Эту формулу часто толкуют упрощенно, а в упрощенном виде она способна вызвать недоумение и даже протест. Ее смысл заключается не в том, что общество вообще ликвидирует возможность преимущественного развития индивидуума в каком-то одном направлении, а в том, что оно перестанет культивировать профессиональный кретинизм, уродливую однобокость развития способностей, а не преимущественное развитие одной способности по сравнению с прочими. [228]

Дело в том, что все «прочие» способности в условиях коммунистического разделения труда должны развиваться также в каждом индивидууме, и притом до современной высоты этого развития.

Речь идет о том, и именно о том, чтобы каждый человек имел время и возможность в каждой из сфер деятельности быть на уровне современности, на уровне развития, которое уже достигнуто всем человечеством – усилиями и Рафаэля, и Бетховена, и Эйнштейна, и Лобачевского. Пойдет ли каждый дальше этого уже достигнутого уровня – вопрос другой, и не это имели в виду Маркс и Энгельс. Но чтобы каждый индивидуум был выведен в своем индивидуальном развитии на «передний край» человеческой культуры – на границу познанного и непознанного, сделанного и несделанного, а затем мог свободно выбрать, на каком участке ему двигать культуру дальше, где сосредоточить свою индивидуальность как творческую единицу наиболее плодотворным для общества и наиболее «приятным» для себя лично способом...

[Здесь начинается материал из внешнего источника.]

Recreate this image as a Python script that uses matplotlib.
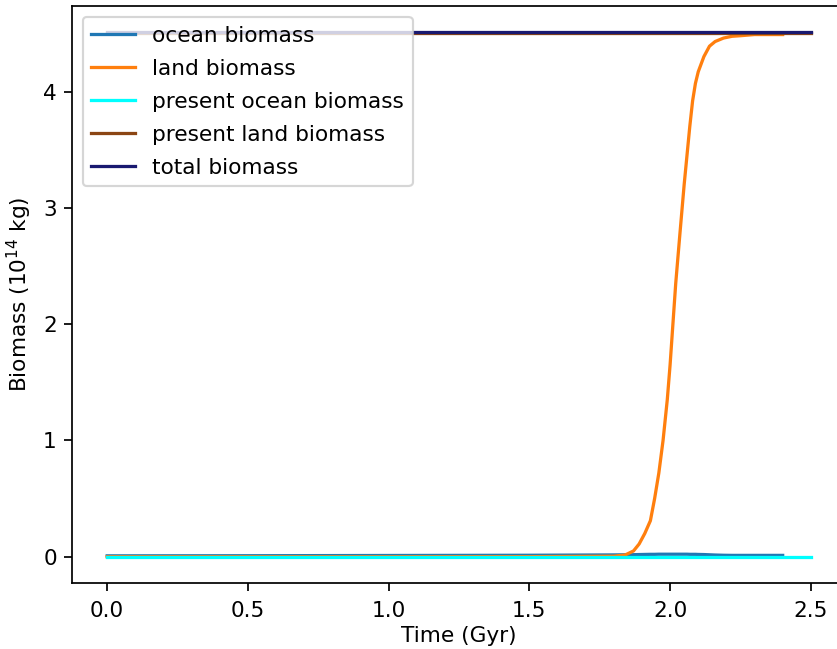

Это вполне разрешимая, а вовсе не утопическая задача. Это и есть главная социальная задача нашей эпохи, и называется она коммунистическим преобразованием условий развития индивидуума.

* * *

В свете этого общетеоретического понимания как современного состояния, так и путей его изменения можно уже чуть конкретнее поставить вопрос о том, в каком отношении друг к другу находятся способность, до сих пор развивавшаяся в форме «искусства», и способность, которая профессионально развивалась в форме «науки» (и ее концентрированно-обобщенного выражения – философии, логики). В форме искусства развивалась и развивается та самая драгоценнейшая способность, которая составляет необходимый момент творчески-человеческого отношения к окружающему миру, – творческое воображение или фантазия. Иногда ее называют также «мышлением в образах» в отличие от «мышления в понятиях» или собственно «мышления».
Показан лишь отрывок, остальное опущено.